The urban development ministry today issued an advisory to all state governments to introduce congestion tax in cities, taking a step towards what Singapore and London have done in a bid to reduce road traffic.
Less traffic would mean higher vehicle speed. A top official cited the example of London where, he said, the speed of vehicles had increased by 10 per cent in areas where the tax is levied.
The British capital has one of the largest congestion zones in the world.
The tax can, however, be applied only in a restricted area, usually the central business district where the flow of traffic is the maximum. City municipalities will have to define the area and identify its perimeter. Private vehicles, both cars and two-wheelers, will also have to pay the tax.
The central government wants the states to follow the London or the Singapore model but is not offering any incentive in the form of financial assistance or soft loans to put in place such a system. “This is a project where, with very less investment, they will get more return. So it naturally provides an incentive,” said S.K. Lohia, officer on special duty, urban transport.
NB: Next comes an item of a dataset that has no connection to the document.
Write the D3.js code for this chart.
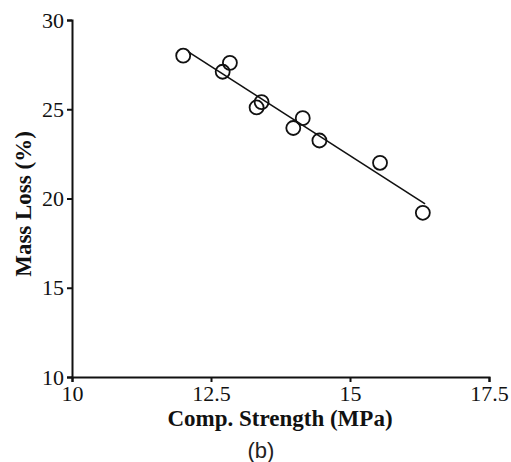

The government has been working on the project for three years now despite opposition from many who felt that most Indian cities don’t have the basic infrastructure to levy congestion tax.
Another problem is that traffic records don’t have updated names and addresses of vehicle owners.
The ministry has not clarified how much tax should be levied. “It is a state subject. We will let the state governments fix it,” Lohia said.
In the advisory, urban development secretary Sudhir Krishna said in London congestion tax had reduced traffic by 21 per cent, while the speed of vehicles in areas where the tax is levied had increased by 10 per cent.
Officials said the tax could be introduced even in the absence of CCTVs or an automatic number plate recognition system. “When Singapore introduced congestion tax way back in 1975, it had no fancy equipment in place,” Lohia said.
Singapore was the first country to introduce the tax, then called Area Licensing System. The tax was levied on all roads leading to a 6sqkm central business district, called the “restricted zone”.
It started with manual checking of every vehicle. A total of 34 overhead gantries were set up along the boundaries of the restricted zone and police personnel were posted at each of these points.
Car users had to buy a special paper licence at a cost of 3 Singaporean dollars every day. These licences, sold at post offices and petrol pumps, were to be displayed on car windscreens. Failure to buy these licences could lead to a penalty of up to 70 Singaporean dollars.
In London, where the tax was introduced in 2003, the standard charge is £10 for each day. The penalty for non-payment is between £60 and £187.
The British capital has an extensive network of CCTVs and an automatic number plate recognition system in place at all entry points to its congestion zone.